(Task directions) Everything in the data should be repeated exactly, save for the images.

(Data section)
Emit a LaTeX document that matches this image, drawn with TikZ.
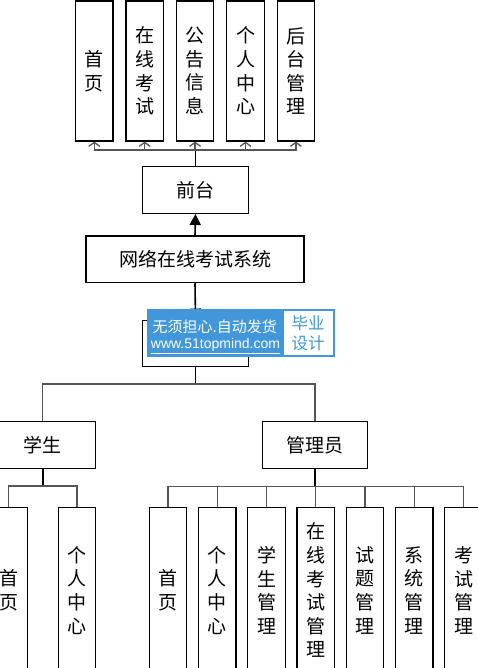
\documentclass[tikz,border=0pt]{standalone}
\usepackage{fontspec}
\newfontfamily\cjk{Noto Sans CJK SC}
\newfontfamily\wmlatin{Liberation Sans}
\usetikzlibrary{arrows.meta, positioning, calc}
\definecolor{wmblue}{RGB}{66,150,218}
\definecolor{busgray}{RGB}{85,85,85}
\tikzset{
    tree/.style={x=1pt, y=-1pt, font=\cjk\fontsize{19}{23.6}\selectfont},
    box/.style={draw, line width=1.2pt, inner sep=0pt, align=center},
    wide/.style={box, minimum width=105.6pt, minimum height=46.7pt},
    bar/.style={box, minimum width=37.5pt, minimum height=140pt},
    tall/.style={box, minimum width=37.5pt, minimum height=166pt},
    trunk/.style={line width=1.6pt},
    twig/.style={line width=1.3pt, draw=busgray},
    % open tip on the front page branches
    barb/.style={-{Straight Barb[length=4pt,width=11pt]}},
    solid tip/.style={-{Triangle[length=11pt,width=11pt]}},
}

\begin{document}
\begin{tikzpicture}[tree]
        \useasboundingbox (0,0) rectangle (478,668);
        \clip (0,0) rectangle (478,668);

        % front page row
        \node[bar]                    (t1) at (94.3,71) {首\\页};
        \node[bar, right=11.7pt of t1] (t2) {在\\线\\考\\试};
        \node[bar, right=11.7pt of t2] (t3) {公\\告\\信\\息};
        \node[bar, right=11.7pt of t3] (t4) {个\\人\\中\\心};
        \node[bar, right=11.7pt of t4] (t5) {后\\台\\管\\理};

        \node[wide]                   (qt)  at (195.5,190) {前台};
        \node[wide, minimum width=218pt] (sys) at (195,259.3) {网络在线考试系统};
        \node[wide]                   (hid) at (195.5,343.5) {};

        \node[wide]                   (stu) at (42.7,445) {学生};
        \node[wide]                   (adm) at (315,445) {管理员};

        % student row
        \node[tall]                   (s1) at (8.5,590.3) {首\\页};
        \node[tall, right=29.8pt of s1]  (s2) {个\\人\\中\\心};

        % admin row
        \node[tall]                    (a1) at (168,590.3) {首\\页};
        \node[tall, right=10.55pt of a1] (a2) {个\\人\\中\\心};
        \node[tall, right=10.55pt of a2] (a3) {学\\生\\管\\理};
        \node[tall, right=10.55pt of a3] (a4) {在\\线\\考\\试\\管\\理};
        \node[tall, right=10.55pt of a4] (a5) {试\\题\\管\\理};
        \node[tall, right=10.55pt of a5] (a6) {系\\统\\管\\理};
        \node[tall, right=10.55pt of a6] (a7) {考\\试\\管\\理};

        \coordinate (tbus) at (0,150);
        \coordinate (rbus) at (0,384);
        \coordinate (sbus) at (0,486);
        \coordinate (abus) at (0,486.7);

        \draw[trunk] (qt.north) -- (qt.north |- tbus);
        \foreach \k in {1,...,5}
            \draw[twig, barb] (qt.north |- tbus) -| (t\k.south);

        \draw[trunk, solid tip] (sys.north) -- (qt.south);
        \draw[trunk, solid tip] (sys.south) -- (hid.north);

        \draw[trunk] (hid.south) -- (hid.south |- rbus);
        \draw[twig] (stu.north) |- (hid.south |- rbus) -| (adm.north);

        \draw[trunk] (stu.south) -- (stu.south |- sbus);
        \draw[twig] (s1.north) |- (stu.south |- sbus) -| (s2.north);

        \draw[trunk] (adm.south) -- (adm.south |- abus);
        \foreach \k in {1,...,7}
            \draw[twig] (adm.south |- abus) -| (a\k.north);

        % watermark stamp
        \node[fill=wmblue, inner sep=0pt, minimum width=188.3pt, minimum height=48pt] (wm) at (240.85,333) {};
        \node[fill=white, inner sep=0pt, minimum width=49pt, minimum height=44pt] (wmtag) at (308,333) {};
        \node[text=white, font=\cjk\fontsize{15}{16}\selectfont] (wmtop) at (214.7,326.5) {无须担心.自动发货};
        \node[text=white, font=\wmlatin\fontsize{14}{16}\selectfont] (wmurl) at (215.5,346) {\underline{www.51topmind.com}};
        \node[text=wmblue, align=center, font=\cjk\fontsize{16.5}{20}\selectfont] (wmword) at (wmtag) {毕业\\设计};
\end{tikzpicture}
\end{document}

(Complete answer)
Emit a LaTeX document that matches this image, drawn with TikZ.
\documentclass[tikz,border=0pt]{standalone}
\usepackage{fontspec}
\newfontfamily\cjk{Noto Sans CJK SC}
\newfontfamily\wmlatin{Liberation Sans}
\usetikzlibrary{arrows.meta, positioning, calc}
\definecolor{wmblue}{RGB}{66,150,218}
\definecolor{busgray}{RGB}{85,85,85}
\tikzset{
    tree/.style={x=1pt, y=-1pt, font=\cjk\fontsize{19}{23.6}\selectfont},
    box/.style={draw, line width=1.2pt, inner sep=0pt, align=center},
    wide/.style={box, minimum width=105.6pt, minimum height=46.7pt},
    bar/.style={box, minimum width=37.5pt, minimum height=140pt},
    tall/.style={box, minimum width=37.5pt, minimum height=166pt},
    trunk/.style={line width=1.6pt},
    twig/.style={line width=1.3pt, draw=busgray},
    % open tip on the front page branches
    barb/.style={-{Straight Barb[length=4pt,width=11pt]}},
    solid tip/.style={-{Triangle[length=11pt,width=11pt]}},
}

\begin{document}
\begin{tikzpicture}[tree]
        \useasboundingbox (0,0) rectangle (478,668);
        \clip (0,0) rectangle (478,668);

        % front page row
        \node[bar]                    (t1) at (94.3,71) {首\\页};
        \node[bar, right=11.7pt of t1] (t2) {在\\线\\考\\试};
        \node[bar, right=11.7pt of t2] (t3) {公\\告\\信\\息};
        \node[bar, right=11.7pt of t3] (t4) {个\\人\\中\\心};
        \node[bar, right=11.7pt of t4] (t5) {后\\台\\管\\理};

        \node[wide]                   (qt)  at (195.5,190) {前台};
        \node[wide, minimum width=218pt] (sys) at (195,259.3) {网络在线考试系统};
        \node[wide]                   (hid) at (195.5,343.5) {};

        \node[wide]                   (stu) at (42.7,445) {学生};
        \node[wide]                   (adm) at (315,445) {管理员};

        % student row
        \node[tall]                   (s1) at (8.5,590.3) {首\\页};
        \node[tall, right=29.8pt of s1]  (s2) {个\\人\\中\\心};

        % admin row
        \node[tall]                    (a1) at (168,590.3) {首\\页};
        \node[tall, right=10.55pt of a1] (a2) {个\\人\\中\\心};
        \node[tall, right=10.55pt of a2] (a3) {学\\生\\管\\理};
        \node[tall, right=10.55pt of a3] (a4) {在\\线\\考\\试\\管\\理};
        \node[tall, right=10.55pt of a4] (a5) {试\\题\\管\\理};
        \node[tall, right=10.55pt of a5] (a6) {系\\统\\管\\理};
        \node[tall, right=10.55pt of a6] (a7) {考\\试\\管\\理};

        \coordinate (tbus) at (0,150);
        \coordinate (rbus) at (0,384);
        \coordinate (sbus) at (0,486);
        \coordinate (abus) at (0,486.7);

        \draw[trunk] (qt.north) -- (qt.north |- tbus);
        \foreach \k in {1,...,5}
            \draw[twig, barb] (qt.north |- tbus) -| (t\k.south);

        \draw[trunk, solid tip] (sys.north) -- (qt.south);
        \draw[trunk, solid tip] (sys.south) -- (hid.north);

        \draw[trunk] (hid.south) -- (hid.south |- rbus);
        \draw[twig] (stu.north) |- (hid.south |- rbus) -| (adm.north);

        \draw[trunk] (stu.south) -- (stu.south |- sbus);
        \draw[twig] (s1.north) |- (stu.south |- sbus) -| (s2.north);

        \draw[trunk] (adm.south) -- (adm.south |- abus);
        \foreach \k in {1,...,7}
            \draw[twig] (adm.south |- abus) -| (a\k.north);

        % watermark stamp
        \node[fill=wmblue, inner sep=0pt, minimum width=188.3pt, minimum height=48pt] (wm) at (240.85,333) {};
        \node[fill=white, inner sep=0pt, minimum width=49pt, minimum height=44pt] (wmtag) at (308,333) {};
        \node[text=white, font=\cjk\fontsize{15}{16}\selectfont] (wmtop) at (214.7,326.5) {无须担心.自动发货};
        \node[text=white, font=\wmlatin\fontsize{14}{16}\selectfont] (wmurl) at (215.5,346) {\underline{www.51topmind.com}};
        \node[text=wmblue, align=center, font=\cjk\fontsize{16.5}{20}\selectfont] (wmword) at (wmtag) {毕业\\设计};
\end{tikzpicture}
\end{document}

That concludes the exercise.